■ **Problem requirements**
Quote the whole listing word for word. Do not include the pictures.

::::

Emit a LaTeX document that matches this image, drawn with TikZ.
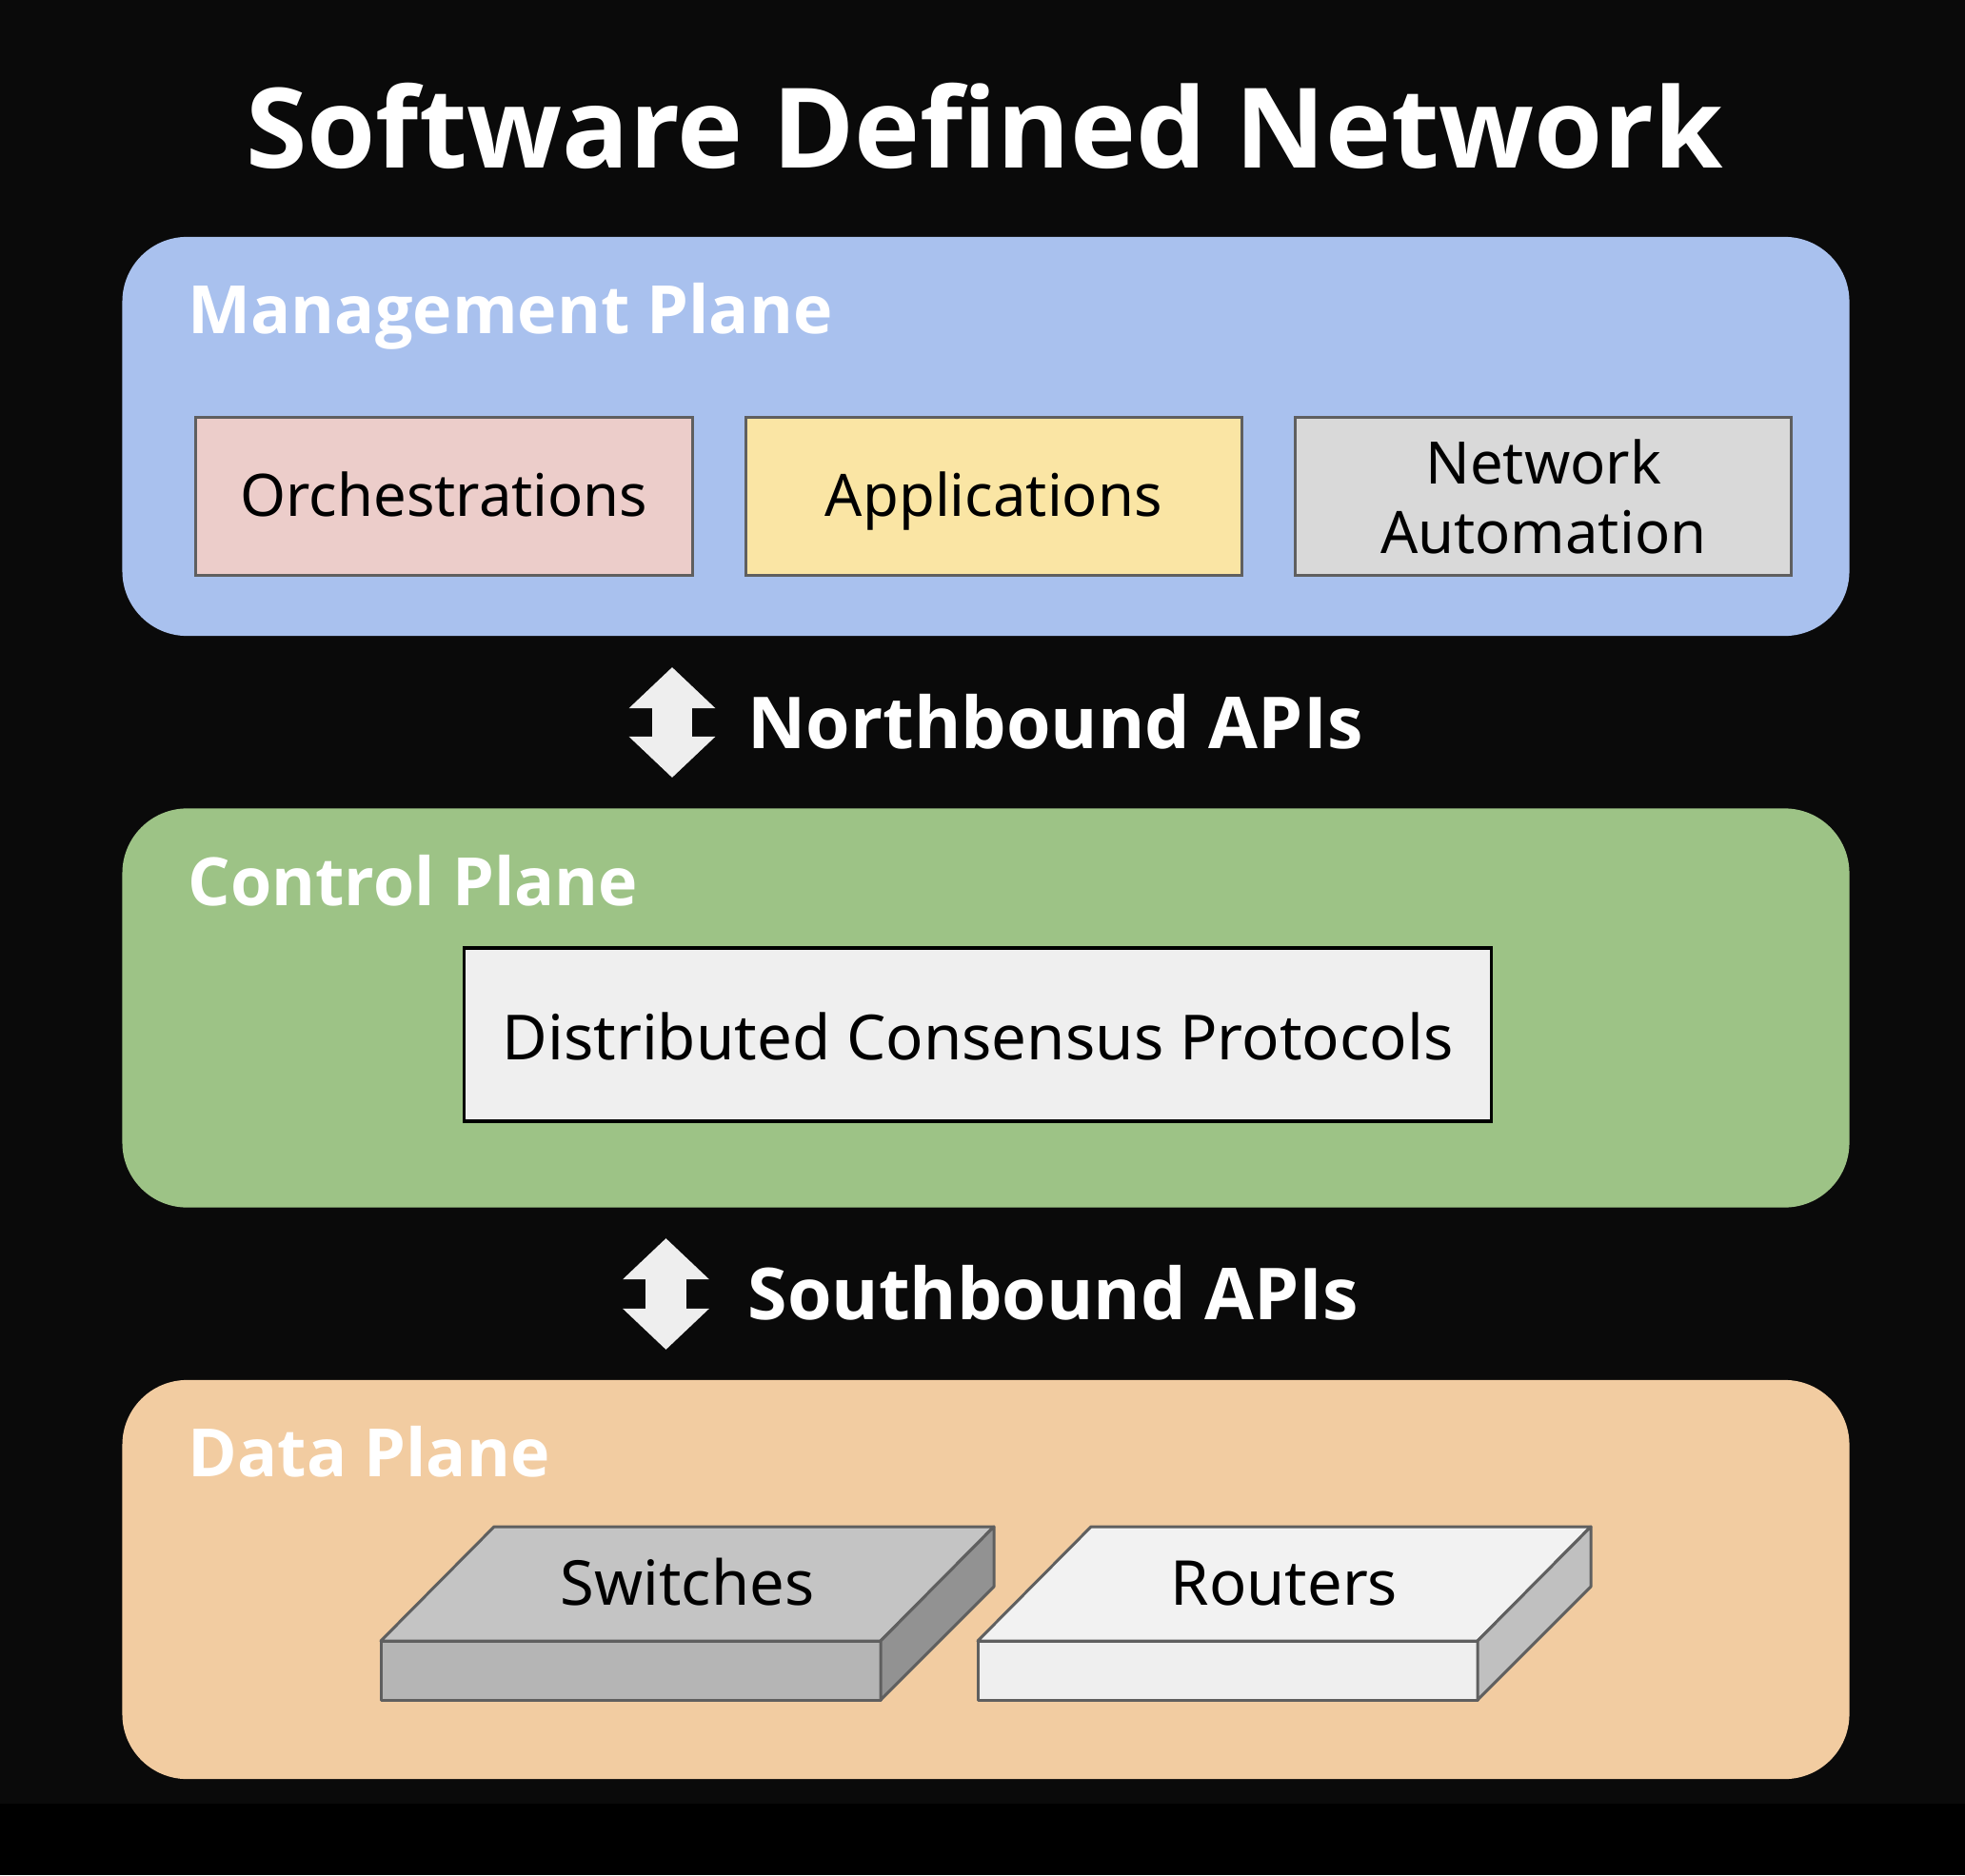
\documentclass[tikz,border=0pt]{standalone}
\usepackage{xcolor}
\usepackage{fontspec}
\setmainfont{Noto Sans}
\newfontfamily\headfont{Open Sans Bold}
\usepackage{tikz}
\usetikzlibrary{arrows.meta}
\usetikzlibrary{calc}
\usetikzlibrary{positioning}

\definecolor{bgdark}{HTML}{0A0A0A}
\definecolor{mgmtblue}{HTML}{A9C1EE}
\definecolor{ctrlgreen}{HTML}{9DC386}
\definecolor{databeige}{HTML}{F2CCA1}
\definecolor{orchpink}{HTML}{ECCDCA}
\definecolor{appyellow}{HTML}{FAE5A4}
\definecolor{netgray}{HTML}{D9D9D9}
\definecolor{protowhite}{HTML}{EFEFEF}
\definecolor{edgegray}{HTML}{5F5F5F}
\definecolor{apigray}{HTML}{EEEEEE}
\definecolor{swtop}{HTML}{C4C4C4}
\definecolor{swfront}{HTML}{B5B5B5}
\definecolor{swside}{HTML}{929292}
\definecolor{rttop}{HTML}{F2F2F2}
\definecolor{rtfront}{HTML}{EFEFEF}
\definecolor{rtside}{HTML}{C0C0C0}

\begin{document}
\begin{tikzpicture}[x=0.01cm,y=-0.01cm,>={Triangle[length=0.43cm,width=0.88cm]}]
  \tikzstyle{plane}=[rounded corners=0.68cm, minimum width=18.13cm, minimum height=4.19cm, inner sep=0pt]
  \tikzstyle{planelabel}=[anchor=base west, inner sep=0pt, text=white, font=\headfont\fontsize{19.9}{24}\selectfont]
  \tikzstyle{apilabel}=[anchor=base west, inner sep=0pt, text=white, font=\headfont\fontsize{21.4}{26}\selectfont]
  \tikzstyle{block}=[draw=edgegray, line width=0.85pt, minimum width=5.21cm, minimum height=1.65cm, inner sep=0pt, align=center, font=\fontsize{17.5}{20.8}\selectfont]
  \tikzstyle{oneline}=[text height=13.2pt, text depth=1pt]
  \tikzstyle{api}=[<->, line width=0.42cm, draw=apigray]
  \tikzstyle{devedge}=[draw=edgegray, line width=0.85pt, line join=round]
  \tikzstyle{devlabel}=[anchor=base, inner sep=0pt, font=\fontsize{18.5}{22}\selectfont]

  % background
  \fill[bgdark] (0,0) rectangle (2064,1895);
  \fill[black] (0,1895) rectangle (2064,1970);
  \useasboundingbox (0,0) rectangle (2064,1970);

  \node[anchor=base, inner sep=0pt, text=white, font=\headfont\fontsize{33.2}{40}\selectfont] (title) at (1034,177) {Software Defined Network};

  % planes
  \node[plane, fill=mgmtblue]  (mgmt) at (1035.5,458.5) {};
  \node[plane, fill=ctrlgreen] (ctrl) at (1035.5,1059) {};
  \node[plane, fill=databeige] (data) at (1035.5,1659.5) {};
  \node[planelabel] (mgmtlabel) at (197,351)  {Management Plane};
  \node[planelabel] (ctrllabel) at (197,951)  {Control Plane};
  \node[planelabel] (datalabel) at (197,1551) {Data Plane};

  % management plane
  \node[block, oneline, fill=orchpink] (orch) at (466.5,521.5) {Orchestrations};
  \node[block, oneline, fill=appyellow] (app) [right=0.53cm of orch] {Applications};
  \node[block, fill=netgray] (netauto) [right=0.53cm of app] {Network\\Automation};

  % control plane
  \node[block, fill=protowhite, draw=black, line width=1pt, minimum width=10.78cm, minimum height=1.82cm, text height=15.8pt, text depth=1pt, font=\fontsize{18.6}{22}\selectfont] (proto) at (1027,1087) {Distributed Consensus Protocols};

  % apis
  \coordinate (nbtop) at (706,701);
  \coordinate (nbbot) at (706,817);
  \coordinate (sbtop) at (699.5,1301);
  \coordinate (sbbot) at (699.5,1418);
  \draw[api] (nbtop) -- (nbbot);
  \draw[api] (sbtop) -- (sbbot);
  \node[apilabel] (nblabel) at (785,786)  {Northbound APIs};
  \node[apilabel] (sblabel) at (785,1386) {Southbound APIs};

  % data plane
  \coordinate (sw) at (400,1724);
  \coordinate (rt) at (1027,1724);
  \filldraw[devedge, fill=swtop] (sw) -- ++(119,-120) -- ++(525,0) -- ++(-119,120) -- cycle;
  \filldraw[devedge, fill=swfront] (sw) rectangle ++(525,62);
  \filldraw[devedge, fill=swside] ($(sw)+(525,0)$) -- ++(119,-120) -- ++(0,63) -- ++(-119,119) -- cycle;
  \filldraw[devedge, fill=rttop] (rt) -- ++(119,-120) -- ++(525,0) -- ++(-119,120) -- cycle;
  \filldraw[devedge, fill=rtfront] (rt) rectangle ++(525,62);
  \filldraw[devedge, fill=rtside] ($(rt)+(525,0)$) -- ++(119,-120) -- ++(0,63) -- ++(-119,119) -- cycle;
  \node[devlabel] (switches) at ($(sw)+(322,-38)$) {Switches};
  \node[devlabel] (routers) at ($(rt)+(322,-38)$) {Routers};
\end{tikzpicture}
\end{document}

::::

■ **Answer to this problem**
Emit a LaTeX document that matches this image, drawn with TikZ.
\documentclass[tikz,border=0pt]{standalone}
\usepackage{xcolor}
\usepackage{fontspec}
\setmainfont{Noto Sans}
\newfontfamily\headfont{Open Sans Bold}
\usepackage{tikz}
\usetikzlibrary{arrows.meta}
\usetikzlibrary{calc}
\usetikzlibrary{positioning}

\definecolor{bgdark}{HTML}{0A0A0A}
\definecolor{mgmtblue}{HTML}{A9C1EE}
\definecolor{ctrlgreen}{HTML}{9DC386}
\definecolor{databeige}{HTML}{F2CCA1}
\definecolor{orchpink}{HTML}{ECCDCA}
\definecolor{appyellow}{HTML}{FAE5A4}
\definecolor{netgray}{HTML}{D9D9D9}
\definecolor{protowhite}{HTML}{EFEFEF}
\definecolor{edgegray}{HTML}{5F5F5F}
\definecolor{apigray}{HTML}{EEEEEE}
\definecolor{swtop}{HTML}{C4C4C4}
\definecolor{swfront}{HTML}{B5B5B5}
\definecolor{swside}{HTML}{929292}
\definecolor{rttop}{HTML}{F2F2F2}
\definecolor{rtfront}{HTML}{EFEFEF}
\definecolor{rtside}{HTML}{C0C0C0}

\begin{document}
\begin{tikzpicture}[x=0.01cm,y=-0.01cm,>={Triangle[length=0.43cm,width=0.88cm]}]
  \tikzstyle{plane}=[rounded corners=0.68cm, minimum width=18.13cm, minimum height=4.19cm, inner sep=0pt]
  \tikzstyle{planelabel}=[anchor=base west, inner sep=0pt, text=white, font=\headfont\fontsize{19.9}{24}\selectfont]
  \tikzstyle{apilabel}=[anchor=base west, inner sep=0pt, text=white, font=\headfont\fontsize{21.4}{26}\selectfont]
  \tikzstyle{block}=[draw=edgegray, line width=0.85pt, minimum width=5.21cm, minimum height=1.65cm, inner sep=0pt, align=center, font=\fontsize{17.5}{20.8}\selectfont]
  \tikzstyle{oneline}=[text height=13.2pt, text depth=1pt]
  \tikzstyle{api}=[<->, line width=0.42cm, draw=apigray]
  \tikzstyle{devedge}=[draw=edgegray, line width=0.85pt, line join=round]
  \tikzstyle{devlabel}=[anchor=base, inner sep=0pt, font=\fontsize{18.5}{22}\selectfont]

  % background
  \fill[bgdark] (0,0) rectangle (2064,1895);
  \fill[black] (0,1895) rectangle (2064,1970);
  \useasboundingbox (0,0) rectangle (2064,1970);

  \node[anchor=base, inner sep=0pt, text=white, font=\headfont\fontsize{33.2}{40}\selectfont] (title) at (1034,177) {Software Defined Network};

  % planes
  \node[plane, fill=mgmtblue]  (mgmt) at (1035.5,458.5) {};
  \node[plane, fill=ctrlgreen] (ctrl) at (1035.5,1059) {};
  \node[plane, fill=databeige] (data) at (1035.5,1659.5) {};
  \node[planelabel] (mgmtlabel) at (197,351)  {Management Plane};
  \node[planelabel] (ctrllabel) at (197,951)  {Control Plane};
  \node[planelabel] (datalabel) at (197,1551) {Data Plane};

  % management plane
  \node[block, oneline, fill=orchpink] (orch) at (466.5,521.5) {Orchestrations};
  \node[block, oneline, fill=appyellow] (app) [right=0.53cm of orch] {Applications};
  \node[block, fill=netgray] (netauto) [right=0.53cm of app] {Network\\Automation};

  % control plane
  \node[block, fill=protowhite, draw=black, line width=1pt, minimum width=10.78cm, minimum height=1.82cm, text height=15.8pt, text depth=1pt, font=\fontsize{18.6}{22}\selectfont] (proto) at (1027,1087) {Distributed Consensus Protocols};

  % apis
  \coordinate (nbtop) at (706,701);
  \coordinate (nbbot) at (706,817);
  \coordinate (sbtop) at (699.5,1301);
  \coordinate (sbbot) at (699.5,1418);
  \draw[api] (nbtop) -- (nbbot);
  \draw[api] (sbtop) -- (sbbot);
  \node[apilabel] (nblabel) at (785,786)  {Northbound APIs};
  \node[apilabel] (sblabel) at (785,1386) {Southbound APIs};

  % data plane
  \coordinate (sw) at (400,1724);
  \coordinate (rt) at (1027,1724);
  \filldraw[devedge, fill=swtop] (sw) -- ++(119,-120) -- ++(525,0) -- ++(-119,120) -- cycle;
  \filldraw[devedge, fill=swfront] (sw) rectangle ++(525,62);
  \filldraw[devedge, fill=swside] ($(sw)+(525,0)$) -- ++(119,-120) -- ++(0,63) -- ++(-119,119) -- cycle;
  \filldraw[devedge, fill=rttop] (rt) -- ++(119,-120) -- ++(525,0) -- ++(-119,120) -- cycle;
  \filldraw[devedge, fill=rtfront] (rt) rectangle ++(525,62);
  \filldraw[devedge, fill=rtside] ($(rt)+(525,0)$) -- ++(119,-120) -- ++(0,63) -- ++(-119,119) -- cycle;
  \node[devlabel] (switches) at ($(sw)+(322,-38)$) {Switches};
  \node[devlabel] (routers) at ($(rt)+(322,-38)$) {Routers};
\end{tikzpicture}
\end{document}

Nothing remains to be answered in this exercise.